What strong baselining looks like in day-to-day operations
Once the settings are in place, the operational win is that “security” stops being a constant debate. The baseline becomes a standard.
A few practices help keep it stable:
- Policy owners: Assign someone to each control area (identity, email, endpoints, data). Ownership beats good intentions.
- Exception expirations: Every exception should have a reason, an owner, and a date when it gets removed or reviewed.
- Quarterly access review: Admin roles and guest access deserve routine review, even in a 25-person firm.
If you want a simple way to structure the work, think in three baseline layers:
- Identity baseline: MFA everywhere, strong admin protections, no legacy auth.
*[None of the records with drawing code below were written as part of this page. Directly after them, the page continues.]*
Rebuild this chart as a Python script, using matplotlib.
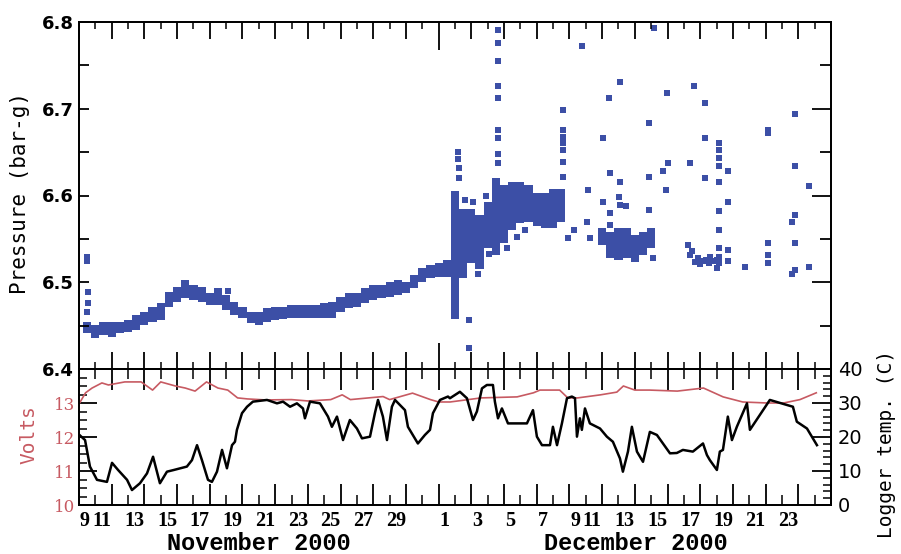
import matplotlib
matplotlib.use('Agg')
import matplotlib.pyplot as plt
import numpy as np
from matplotlib.transforms import ScaledTranslation

# time axis: days counted from 9 Nov 2000 00:00
# dense part of the pressure record, read as the low / high edge of the band
band_day = [0.5, 1.0, 1.5, 2.0, 2.5, 3.0, 3.5, 4.0, 4.5, 5.0, 5.5, 6.0, 6.5, 7.0, 7.5,
            8.0, 8.5, 9.0, 9.5, 10.0, 10.5, 11.0, 11.5, 12.0, 12.5, 13.0, 13.5, 14.0,
            14.5, 15.0, 15.5, 16.0, 16.5, 17.0, 17.5, 18.0, 18.5, 19.0, 19.5, 20.0,
            20.5, 21.0, 21.5, 22.0, 22.5, 23.0, 23.5, 24.0, 24.5, 25.0, 25.5, 26.0,
            26.5, 27.0, 27.5, 28.0, 28.5, 29.0, 29.5, 32.0, 32.5, 33.0, 33.5, 34.0,
            34.5, 35.0]
band_lo = [6.442, 6.436, 6.439, 6.437, 6.441, 6.443, 6.445, 6.451, 6.454, 6.456, 6.471,
           6.477, 6.482, 6.480, 6.477, 6.474, 6.474, 6.468, 6.462, 6.459, 6.453, 6.451,
           6.454, 6.456, 6.458, 6.459, 6.459, 6.459, 6.459, 6.459, 6.459, 6.466, 6.470,
           6.471, 6.476, 6.480, 6.482, 6.483, 6.485, 6.488, 6.493, 6.500, 6.505, 6.506,
           6.506, 6.458, 6.505, 6.522, 6.515, 6.540, 6.531, 6.545, 6.560, 6.568, 6.570,
           6.565, 6.563, 6.563, 6.570, 6.543, 6.528, 6.526, 6.528, 6.523, 6.531, 6.540]
band_hi = [6.454, 6.451, 6.454, 6.454, 6.454, 6.456, 6.462, 6.466, 6.471, 6.476, 6.489,
           6.495, 6.503, 6.497, 6.495, 6.488, 6.493, 6.485, 6.477, 6.471, 6.466, 6.466,
           6.470, 6.471, 6.471, 6.474, 6.474, 6.474, 6.474, 6.476, 6.477, 6.483, 6.488,
           6.488, 6.493, 6.497, 6.497, 6.500, 6.503, 6.500, 6.508, 6.516, 6.520, 6.522,
           6.526, 6.605, 6.585, 6.585, 6.578, 6.592, 6.620, 6.612, 6.615, 6.615, 6.612,
           6.603, 6.603, 6.608, 6.608, 6.563, 6.558, 6.563, 6.563, 6.555, 6.558, 6.563]

# isolated pressure readings
pt_day = [0.5, 0.5, 0.55, 0.55, 0.5, 9.1,
          23.2, 23.2, 23.25, 23.25, 23.85, 23.85,
          25.6, 25.6, 25.6, 25.6, 25.6, 25.6, 25.6, 25.6, 25.6,
          29.6, 29.6, 29.6, 29.6, 29.6, 29.6, 29.6,
          29.9, 30.28, 30.76, 31.07, 31.13, 31.25, 32.05, 32.05, 32.42, 32.48, 32.48,
          32.48, 33.09, 33.09, 33.03, 33.09, 33.46, 34.86, 34.86, 34.86, 35.1, 35.17,
          35.72, 35.90, 35.96, 36.02, 37.37, 37.61, 38.29, 38.29, 38.29,
          39.14, 39.14, 39.14, 39.14, 39.14, 39.14, 39.14, 39.14, 39.14, 39.14,
          39.69, 39.69, 39.69, 39.69, 40.73, 42.14, 42.14, 42.14, 42.14, 42.14,
          43.79, 43.79, 43.79, 43.61, 43.79, 43.79, 43.61, 44.65, 44.65,
          37.25, 37.37, 37.5, 37.68, 37.85, 37.98, 38.15, 38.35, 38.53, 38.59, 38.8,
          39.02, 39.02,
          23.6, 24.1, 24.4, 24.9, 25.1, 26.2, 26.8, 27.3]
pt_p = [6.529, 6.524, 6.489, 6.476, 6.466, 6.490,
        6.650, 6.642, 6.632, 6.620, 6.456, 6.424,
        6.791, 6.776, 6.755, 6.726, 6.712, 6.676, 6.666, 6.648, 6.637,
        6.699, 6.676, 6.668, 6.660, 6.652, 6.639, 6.621,
        6.551, 6.560, 6.772, 6.569, 6.606, 6.551, 6.666, 6.593, 6.712, 6.626, 6.580,
        6.566, 6.731, 6.616, 6.598, 6.589, 6.588, 6.684, 6.621, 6.583, 6.528, 6.793,
        6.628, 6.606, 6.718, 6.638, 6.638, 6.726, 6.707, 6.666, 6.620,
        6.661, 6.652, 6.643, 6.634, 6.615, 6.582, 6.560, 6.539, 6.529, 6.522,
        6.628, 6.592, 6.537, 6.525, 6.518, 6.676, 6.672, 6.545, 6.531, 6.522,
        6.694, 6.634, 6.578, 6.569, 6.545, 6.514, 6.510, 6.611, 6.518,
        6.543, 6.531, 6.536, 6.523, 6.528, 6.521, 6.524, 6.526, 6.522, 6.529, 6.524,
        6.516, 6.526,
        6.595, 6.592, 6.510, 6.600, 6.532, 6.540, 6.552, 6.560]

# battery voltage
volt_day = [0.0, 0.4, 0.8, 1.4, 1.8, 2.8, 3.8, 4.5, 5.0, 5.9, 6.5, 7.1, 7.8, 8.5, 9.1,
            9.7, 10.3, 11.4, 13.0, 14.0, 15.4, 16.1, 16.6, 18.6, 19.0, 20.4, 21.5,
            22.0, 22.7, 24.6, 26.8, 27.8, 28.2, 29.4, 29.9, 30.5, 31.9, 32.9, 33.3,
            34.0, 34.9, 36.6, 38.2, 39.4, 40.6, 42.1, 43.1, 44.1, 45.1]
volt_v = [12.97, 13.3, 13.44, 13.59, 13.53, 13.62, 13.62, 13.38, 13.62, 13.5, 13.44,
          13.35, 13.62, 13.44, 13.38, 13.15, 13.12, 13.09, 13.1, 13.06, 13.1, 13.24,
          13.1, 13.19, 13.1, 13.29, 13.1, 13.03, 13.03, 13.15, 13.18, 13.3, 13.38,
          13.38, 13.15, 13.15, 13.24, 13.32, 13.5, 13.38, 13.38, 13.35, 13.44, 13.18,
          13.03, 13.0, 13.0, 13.1, 13.3]

# logger temperature
temp_day = [0.05, 0.37, 0.67, 1.10, 1.71, 2.02, 2.39, 2.94, 3.24, 3.73, 4.16, 4.53,
            4.95, 5.38, 5.8, 6.2, 6.6, 6.91, 7.22, 7.52, 7.89, 8.13, 8.44, 8.75, 9.05,
            9.36, 9.54, 9.66, 9.97, 10.28, 10.64, 11.50, 12.11, 12.48, 12.91, 13.33,
            13.70, 13.82, 14.13, 14.74, 15.23, 15.47, 15.78, 16.15, 16.57, 17.0, 17.31,
            17.80, 18.10, 18.29, 18.59, 18.84, 19.14, 19.33, 19.94, 20.12, 20.73, 21.16,
            21.47, 21.65, 22.08, 22.57,
            22.69, 23.30, 23.73, 24.10, 24.34, 24.65, 24.95, 25.32, 25.44, 25.63, 25.87,
            26.24, 26.79, 27.40, 27.77, 28.01, 28.32, 28.81, 28.99, 29.24, 29.54, 29.85,
            30.15, 30.34, 30.46, 30.64, 30.76, 30.95, 31.25, 31.87, 32.29, 32.66, 33.09,
            33.27, 33.58, 33.82, 34.13, 34.50, 34.92, 35.35, 36.15, 36.57, 36.94, 37.55,
            38.17, 38.41, 38.59, 39.02, 39.2, 39.39, 39.69, 39.94, 40.24, 40.86, 41.04,
            42.26, 43.67, 43.91, 44.53, 45.14]
temp_c = [20.5, 19.1, 11.3, 7.4, 6.8, 12.4, 10.3, 7.4, 4.4, 6.4, 9.3, 14.2,
          6.4, 9.8, 10.3, 10.8, 11.3, 13.2, 17.6, 13.2, 7.4, 6.8, 9.8, 16.2, 10.8,
          17.6, 18.6, 22.1, 27.0, 28.9, 30.4, 30.9, 29.9, 30.4, 28.9, 29.9,
          28.4, 25.5, 30.4, 29.9, 26.0, 23.0, 26.0, 19.1, 25.0, 22.5, 19.6,
          20.1, 27.0, 30.9, 26.0, 19.1, 28.9, 30.9, 27.9, 23.0, 18.1, 20.6,
          22.1, 27.0, 30.9, 31.9,
          31.4, 33.3, 31.4, 25.0, 27.5, 34.3, 35.3, 35.3, 30.4, 25.5, 28.4,
          24.0, 24.0, 24.0, 27.9, 20.1, 17.6, 17.6, 23.0, 17.6, 24.0, 31.4,
          31.9, 31.4, 20.1, 25.5, 22.1, 28.4, 24.0, 22.5, 20.1, 18.6, 13.7,
          9.8, 15.7, 23.0, 15.7, 12.7, 21.5, 20.6, 15.2, 15.3, 16.2, 15.7,
          18.1, 14.7, 13.2, 10.3, 15.7, 16.2, 26.0, 19.1, 23.0, 29.9, 22.1,
          30.9, 28.9, 24.5, 22.5, 17.6]

day_ticks = list(range(0, 47, 2))
day_labels = ['9', '11', '13', '15', '17', '19', '21', '23', '25', '27', '29',
              '1', '3', '5', '7', '9', '11', '13', '15', '17', '19', '21', '23', '']

blue = '#3c4fa6'
red = '#c75a62'

fig = plt.figure(figsize=(9.01, 5.54), dpi=100)
L, W = 79 / 901, 752 / 901
ax1 = fig.add_axes([L, 1 - 369 / 554, W, 347 / 554])
ax2 = fig.add_axes([L, 1 - 505 / 554, W, 136 / 554])

# ---- pressure panel
ax1.bar(band_day, np.array(band_hi) - np.array(band_lo), bottom=band_lo, width=0.5,
        color=blue, linewidth=0)
ax1.scatter(pt_day, pt_p, marker='s', s=13, color=blue, linewidths=0)
ax1.set_xlim(0, 46)
ax1.set_ylim(6.4, 6.8)
ax1.set_xticks(day_ticks)
ax1.set_xticks(range(0, 47), minor=True)
ax1.tick_params(axis='x', which='major', direction='in', top=True, bottom=True,
                length=12, width=1.3, labelbottom=False)
ax1.tick_params(axis='x', which='minor', direction='in', top=True, bottom=True,
                length=5, width=1.1)
# 1 December gets the long tick
t = ax1.xaxis.get_major_ticks()[11]
t.tick1line.set_markersize(19)
t.tick2line.set_markersize(20)
ax1.set_yticks([6.4, 6.5, 6.6, 6.7, 6.8])
ax1.set_yticks([6.45, 6.55, 6.65, 6.75], minor=True)
ax1.tick_params(axis='y', which='both', direction='in', length=7, width=1.3,
                labelsize=13, pad=4)
for lab in ax1.get_yticklabels():
    lab.set_fontweight('bold')
ax1r = ax1.twinx()
ax1r.set_ylim(6.4, 6.8)
ax1r.set_yticks([6.4, 6.5, 6.6, 6.7, 6.8])
ax1r.set_yticks([6.45, 6.55, 6.65, 6.75], minor=True)
ax1r.tick_params(axis='y', which='major', direction='in', length=14, width=1.3,
                 labelright=False)
ax1r.tick_params(axis='y', which='minor', direction='in', length=8, width=1.3)

# ---- voltage / temperature panel
ax2t = ax2.twinx()
ax2.plot(volt_day, volt_v, color=red, lw=1.2)
ax2t.plot(temp_day, temp_c, color='black', lw=1.8)
ax2.set_xlim(0, 46)
ax2.set_ylim(10, 14)
ax2t.set_ylim(0, 40)
ax2.set_xticks(day_ticks, day_labels)
ax2.set_xticks(range(0, 47), minor=True)
ax2.tick_params(axis='x', which='major', direction='in', top=True, bottom=True,
                length=15, width=1.3, pad=4)
ax2.tick_params(axis='x', which='minor', direction='in', top=True, bottom=True,
                length=7, width=1.1)
for lab in ax2.get_xticklabels():
    lab.set_fontfamily('Liberation Serif')
    lab.set_fontweight('bold')
    lab.set_fontsize(14.5)
    dx = -10 if lab.get_text() in day_labels[1:11] else 6
    lab.set_transform(lab.get_transform() + ScaledTranslation(dx / 100, 0, fig.dpi_scale_trans))

ax2.set_yticks([10, 11, 12, 13, 14], ['10', '11', '12', '13', ''])
ax2.set_yticks(np.arange(10, 14.01, 0.25), minor=True)
ax2.tick_params(axis='y', which='major', direction='in', length=13, width=1.3,
                labelcolor=red, labelsize=12, pad=3)
ax2.tick_params(axis='y', which='minor', direction='in', length=6, width=1.1)
for lab in ax2.get_yticklabels():
    lab.set_fontfamily('DejaVu Serif')

ax2t.set_yticks([0, 10, 20, 30, 40])
ax2t.set_yticks(range(0, 41, 2), minor=True)
ax2t.tick_params(axis='y', which='major', direction='in', length=14, width=1.3,
                 labelsize=14, pad=5)
ax2t.tick_params(axis='y', which='minor', direction='in', length=6, width=1.1)

for a in (ax1, ax1r, ax2, ax2t):
    for s in a.spines.values():
        s.set_linewidth(1.3)

# ---- text
fig.text(20 / 901, 1 - 193 / 554, 'Pressure (bar-g)', rotation=90, ha='center', va='center',
         family='DejaVu Sans Mono', fontsize=15)
fig.text(29 / 901, 1 - 435 / 554, 'Volts', rotation=90, ha='center', va='center',
         family='DejaVu Sans Mono', fontsize=14, color=red)
fig.text(887 / 901, 1 - 444 / 554, 'Logger temp. (C)', rotation=90, ha='center', va='center',
         family='DejaVu Sans Mono', fontsize=14)
fig.text(259 / 901, 1 - 543 / 554, 'November 2000', ha='center', va='center',
         family='Liberation Mono', fontweight='bold', fontsize=17)
fig.text(636 / 901, 1 - 543 / 554, 'December 2000', ha='center', va='center',
         family='Liberation Mono', fontweight='bold', fontsize=17)

fig.savefig('out.png', dpi=100)
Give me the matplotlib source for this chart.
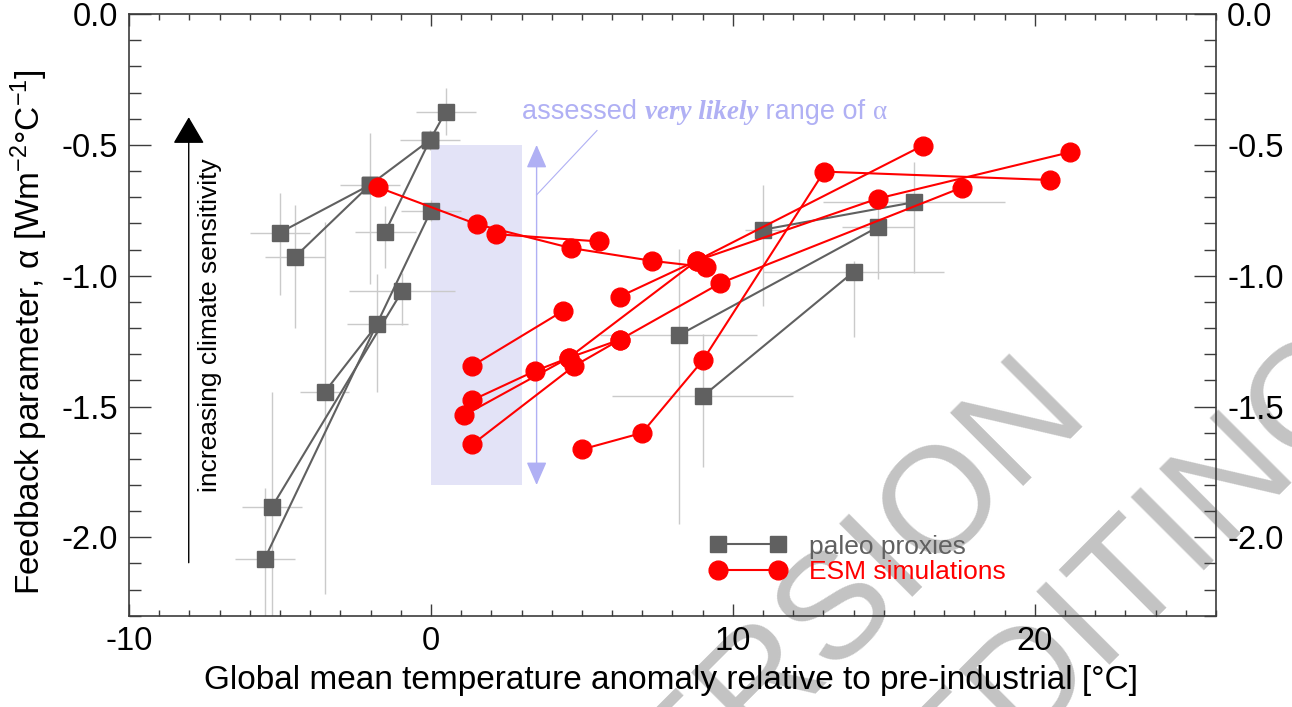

- Device baseline: Managed endpoints, compliance gating, EDR coverage.
- Data baseline: Sharing rules, encryption, DLP where it matches your risk.
Where a managed IT and security partner fits
Many SMBs can design a solid baseline internally, yet struggle to maintain it while handling tickets, onboarding, vendor requests, and day-to-day operations. That is where a partner model can be useful: ongoing monitoring, policy upkeep, incident response readiness, and steady improvements without spinning up a full internal security team.
SRS Networks works with organizations in the SMB range that depend on Microsoft 365, secure remote access, and predictable IT outcomes, with managed IT services and cybersecurity support designed to keep baseline controls consistent as the business changes.
If you want the fastest internal win, pick three settings from the table you know you have not touched, validate impact in a pilot group, then schedule the enforcement date. That rhythm, repeated, is how a baseline turns into a real security posture.